**TO DO:**
Print, word for word, the opening line of the data below and every line after it through the line that contains "import pandas as pd", but not the pictures.
[BEGIN]
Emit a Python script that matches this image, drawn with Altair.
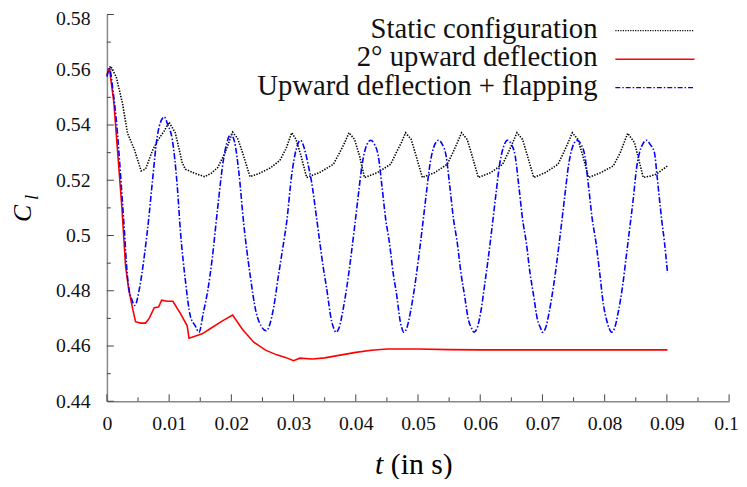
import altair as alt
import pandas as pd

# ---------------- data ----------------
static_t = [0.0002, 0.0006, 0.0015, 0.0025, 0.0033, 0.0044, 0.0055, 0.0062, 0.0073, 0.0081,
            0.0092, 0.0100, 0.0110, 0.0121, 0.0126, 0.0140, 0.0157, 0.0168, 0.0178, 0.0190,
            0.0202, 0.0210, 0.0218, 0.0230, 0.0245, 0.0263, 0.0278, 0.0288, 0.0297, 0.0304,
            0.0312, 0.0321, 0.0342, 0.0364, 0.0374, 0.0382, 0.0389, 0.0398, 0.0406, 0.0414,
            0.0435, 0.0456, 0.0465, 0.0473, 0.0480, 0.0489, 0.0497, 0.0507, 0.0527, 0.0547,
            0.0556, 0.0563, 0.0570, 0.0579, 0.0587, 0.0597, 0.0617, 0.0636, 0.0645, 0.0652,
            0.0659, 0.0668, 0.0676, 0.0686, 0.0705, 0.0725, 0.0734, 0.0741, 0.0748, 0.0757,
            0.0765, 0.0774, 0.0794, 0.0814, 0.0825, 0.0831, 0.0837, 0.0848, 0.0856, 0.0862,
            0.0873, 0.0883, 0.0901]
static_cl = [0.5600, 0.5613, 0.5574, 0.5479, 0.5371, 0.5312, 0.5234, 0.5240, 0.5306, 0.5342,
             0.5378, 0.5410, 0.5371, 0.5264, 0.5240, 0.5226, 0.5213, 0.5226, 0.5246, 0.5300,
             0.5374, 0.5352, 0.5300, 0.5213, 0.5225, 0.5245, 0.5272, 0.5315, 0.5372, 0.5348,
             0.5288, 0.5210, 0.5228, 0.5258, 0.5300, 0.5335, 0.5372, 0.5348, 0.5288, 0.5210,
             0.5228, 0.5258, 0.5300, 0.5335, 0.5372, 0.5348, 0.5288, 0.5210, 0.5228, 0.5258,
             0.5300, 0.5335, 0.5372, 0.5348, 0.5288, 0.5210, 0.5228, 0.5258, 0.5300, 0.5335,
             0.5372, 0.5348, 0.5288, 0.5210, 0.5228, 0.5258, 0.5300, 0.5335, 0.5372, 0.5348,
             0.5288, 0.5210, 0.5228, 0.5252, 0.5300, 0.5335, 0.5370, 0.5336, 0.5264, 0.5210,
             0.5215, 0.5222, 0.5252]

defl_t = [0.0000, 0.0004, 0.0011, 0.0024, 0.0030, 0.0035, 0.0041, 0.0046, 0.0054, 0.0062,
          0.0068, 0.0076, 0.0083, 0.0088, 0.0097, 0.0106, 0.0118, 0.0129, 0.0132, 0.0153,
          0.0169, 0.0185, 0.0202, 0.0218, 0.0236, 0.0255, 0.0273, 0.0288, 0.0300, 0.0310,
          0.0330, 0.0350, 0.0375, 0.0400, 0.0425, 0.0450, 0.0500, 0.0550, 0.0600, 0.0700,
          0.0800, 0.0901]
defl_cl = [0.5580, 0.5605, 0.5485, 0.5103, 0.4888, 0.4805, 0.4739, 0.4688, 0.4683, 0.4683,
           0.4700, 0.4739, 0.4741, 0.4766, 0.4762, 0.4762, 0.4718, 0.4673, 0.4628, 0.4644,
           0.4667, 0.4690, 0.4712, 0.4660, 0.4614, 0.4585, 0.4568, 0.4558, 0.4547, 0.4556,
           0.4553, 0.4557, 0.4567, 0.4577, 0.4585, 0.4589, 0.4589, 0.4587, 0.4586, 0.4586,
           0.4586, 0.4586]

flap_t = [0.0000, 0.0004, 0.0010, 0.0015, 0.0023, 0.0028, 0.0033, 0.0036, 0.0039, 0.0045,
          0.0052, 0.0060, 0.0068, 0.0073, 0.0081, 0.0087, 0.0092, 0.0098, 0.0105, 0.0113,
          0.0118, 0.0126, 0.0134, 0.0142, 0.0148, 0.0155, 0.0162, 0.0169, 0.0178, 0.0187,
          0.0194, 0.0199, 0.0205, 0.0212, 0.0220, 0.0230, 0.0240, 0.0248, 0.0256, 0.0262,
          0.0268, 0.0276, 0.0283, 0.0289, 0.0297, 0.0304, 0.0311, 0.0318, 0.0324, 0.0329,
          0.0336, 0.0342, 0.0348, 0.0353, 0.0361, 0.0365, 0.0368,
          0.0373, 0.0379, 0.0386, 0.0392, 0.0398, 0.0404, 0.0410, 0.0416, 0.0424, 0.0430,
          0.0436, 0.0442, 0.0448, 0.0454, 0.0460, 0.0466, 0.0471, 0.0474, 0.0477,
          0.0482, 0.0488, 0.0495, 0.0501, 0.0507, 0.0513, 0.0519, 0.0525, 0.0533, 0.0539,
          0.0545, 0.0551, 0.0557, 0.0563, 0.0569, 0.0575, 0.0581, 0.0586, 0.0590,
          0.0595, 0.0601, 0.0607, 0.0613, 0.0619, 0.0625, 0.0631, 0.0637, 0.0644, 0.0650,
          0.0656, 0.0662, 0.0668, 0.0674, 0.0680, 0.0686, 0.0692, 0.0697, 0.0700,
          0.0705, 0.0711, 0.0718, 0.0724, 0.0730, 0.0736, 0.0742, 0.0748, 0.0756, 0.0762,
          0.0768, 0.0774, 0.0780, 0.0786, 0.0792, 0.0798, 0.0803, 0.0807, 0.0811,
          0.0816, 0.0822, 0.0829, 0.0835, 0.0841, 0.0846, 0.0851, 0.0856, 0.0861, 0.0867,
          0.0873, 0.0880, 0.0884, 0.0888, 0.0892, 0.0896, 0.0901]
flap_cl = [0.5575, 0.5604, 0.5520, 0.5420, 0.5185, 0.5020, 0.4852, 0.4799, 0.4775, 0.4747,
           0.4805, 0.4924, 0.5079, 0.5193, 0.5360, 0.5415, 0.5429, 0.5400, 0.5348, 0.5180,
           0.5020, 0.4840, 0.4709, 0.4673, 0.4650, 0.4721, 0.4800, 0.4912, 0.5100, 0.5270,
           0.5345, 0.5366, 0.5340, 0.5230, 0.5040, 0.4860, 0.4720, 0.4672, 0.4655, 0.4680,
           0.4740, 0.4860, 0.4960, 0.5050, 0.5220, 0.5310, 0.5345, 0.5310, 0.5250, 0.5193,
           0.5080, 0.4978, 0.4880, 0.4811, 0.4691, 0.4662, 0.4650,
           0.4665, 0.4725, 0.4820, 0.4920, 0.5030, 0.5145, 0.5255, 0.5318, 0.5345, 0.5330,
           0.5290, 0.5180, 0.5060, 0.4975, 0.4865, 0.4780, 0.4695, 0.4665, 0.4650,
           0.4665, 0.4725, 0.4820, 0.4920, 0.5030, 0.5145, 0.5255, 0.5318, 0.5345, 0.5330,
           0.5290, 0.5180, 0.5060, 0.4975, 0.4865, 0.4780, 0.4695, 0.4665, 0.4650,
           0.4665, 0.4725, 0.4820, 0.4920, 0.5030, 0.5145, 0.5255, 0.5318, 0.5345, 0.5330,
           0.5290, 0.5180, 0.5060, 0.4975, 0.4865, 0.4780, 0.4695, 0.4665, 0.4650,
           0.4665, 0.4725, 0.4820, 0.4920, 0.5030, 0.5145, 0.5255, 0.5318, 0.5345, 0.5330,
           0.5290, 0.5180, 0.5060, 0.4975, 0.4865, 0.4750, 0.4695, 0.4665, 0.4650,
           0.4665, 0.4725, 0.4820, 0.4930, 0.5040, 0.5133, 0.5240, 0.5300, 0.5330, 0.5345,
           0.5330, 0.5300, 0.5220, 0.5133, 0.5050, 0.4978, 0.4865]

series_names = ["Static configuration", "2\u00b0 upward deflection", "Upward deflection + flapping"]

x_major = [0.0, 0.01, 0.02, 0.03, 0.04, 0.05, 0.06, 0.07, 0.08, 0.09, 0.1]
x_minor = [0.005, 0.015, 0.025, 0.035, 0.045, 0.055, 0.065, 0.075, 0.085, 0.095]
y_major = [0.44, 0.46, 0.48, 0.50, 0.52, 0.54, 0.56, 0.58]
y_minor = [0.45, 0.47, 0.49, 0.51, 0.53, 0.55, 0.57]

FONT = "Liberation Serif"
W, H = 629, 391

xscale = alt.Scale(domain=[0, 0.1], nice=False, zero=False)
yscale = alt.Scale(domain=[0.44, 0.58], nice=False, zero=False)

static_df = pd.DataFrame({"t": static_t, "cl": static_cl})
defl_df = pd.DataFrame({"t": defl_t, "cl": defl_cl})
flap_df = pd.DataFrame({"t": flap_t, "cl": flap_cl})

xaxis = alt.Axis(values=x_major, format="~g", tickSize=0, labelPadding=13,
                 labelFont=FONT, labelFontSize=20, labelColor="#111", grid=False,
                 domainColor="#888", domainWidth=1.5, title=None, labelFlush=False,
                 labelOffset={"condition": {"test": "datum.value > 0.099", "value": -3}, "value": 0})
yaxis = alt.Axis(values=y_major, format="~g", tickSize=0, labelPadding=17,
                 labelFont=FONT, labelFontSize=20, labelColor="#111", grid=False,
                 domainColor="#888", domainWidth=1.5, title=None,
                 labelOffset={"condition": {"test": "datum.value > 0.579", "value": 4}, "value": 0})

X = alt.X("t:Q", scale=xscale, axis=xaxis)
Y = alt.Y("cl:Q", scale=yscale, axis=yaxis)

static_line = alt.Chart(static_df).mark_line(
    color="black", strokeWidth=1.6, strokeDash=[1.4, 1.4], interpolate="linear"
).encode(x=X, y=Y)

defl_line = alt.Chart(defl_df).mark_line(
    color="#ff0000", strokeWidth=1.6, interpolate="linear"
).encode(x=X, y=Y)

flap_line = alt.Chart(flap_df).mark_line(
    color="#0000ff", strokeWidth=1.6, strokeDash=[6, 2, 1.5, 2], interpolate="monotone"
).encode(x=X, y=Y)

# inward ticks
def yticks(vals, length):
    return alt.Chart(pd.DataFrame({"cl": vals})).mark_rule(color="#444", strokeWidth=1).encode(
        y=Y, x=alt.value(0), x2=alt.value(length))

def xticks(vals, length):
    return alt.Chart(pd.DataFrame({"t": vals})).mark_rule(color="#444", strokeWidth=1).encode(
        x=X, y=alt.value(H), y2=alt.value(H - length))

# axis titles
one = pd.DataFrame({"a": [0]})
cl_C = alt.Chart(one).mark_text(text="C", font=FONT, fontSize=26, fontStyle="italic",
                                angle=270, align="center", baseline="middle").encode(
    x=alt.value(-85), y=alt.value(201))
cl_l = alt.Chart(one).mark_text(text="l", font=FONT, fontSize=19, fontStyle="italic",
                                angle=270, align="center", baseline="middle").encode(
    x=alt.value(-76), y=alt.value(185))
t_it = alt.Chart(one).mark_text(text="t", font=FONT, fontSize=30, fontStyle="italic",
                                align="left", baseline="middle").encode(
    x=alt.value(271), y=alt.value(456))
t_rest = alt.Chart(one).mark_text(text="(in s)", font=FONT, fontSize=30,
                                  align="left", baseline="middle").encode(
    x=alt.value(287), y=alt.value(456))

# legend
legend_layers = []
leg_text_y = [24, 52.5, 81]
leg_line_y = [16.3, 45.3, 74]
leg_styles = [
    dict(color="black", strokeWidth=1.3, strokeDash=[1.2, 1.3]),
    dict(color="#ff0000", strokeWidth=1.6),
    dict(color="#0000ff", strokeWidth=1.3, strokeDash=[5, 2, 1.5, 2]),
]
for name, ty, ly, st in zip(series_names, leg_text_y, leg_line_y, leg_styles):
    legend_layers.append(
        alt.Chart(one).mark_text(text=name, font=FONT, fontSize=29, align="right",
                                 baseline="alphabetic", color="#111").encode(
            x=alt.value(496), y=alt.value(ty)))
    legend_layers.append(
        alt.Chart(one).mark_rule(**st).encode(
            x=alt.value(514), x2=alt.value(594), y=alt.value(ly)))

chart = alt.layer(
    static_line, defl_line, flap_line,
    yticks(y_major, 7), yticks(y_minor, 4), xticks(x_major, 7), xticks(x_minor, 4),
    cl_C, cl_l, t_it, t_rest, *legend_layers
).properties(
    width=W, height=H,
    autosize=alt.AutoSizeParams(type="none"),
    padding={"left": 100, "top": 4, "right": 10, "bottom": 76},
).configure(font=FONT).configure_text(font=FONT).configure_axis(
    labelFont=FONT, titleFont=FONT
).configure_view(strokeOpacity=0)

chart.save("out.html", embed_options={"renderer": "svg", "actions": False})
[END]
**WRITTEN SOLUTION:**
Emit a Python script that matches this image, drawn with Altair.
import altair as alt
import pandas as pd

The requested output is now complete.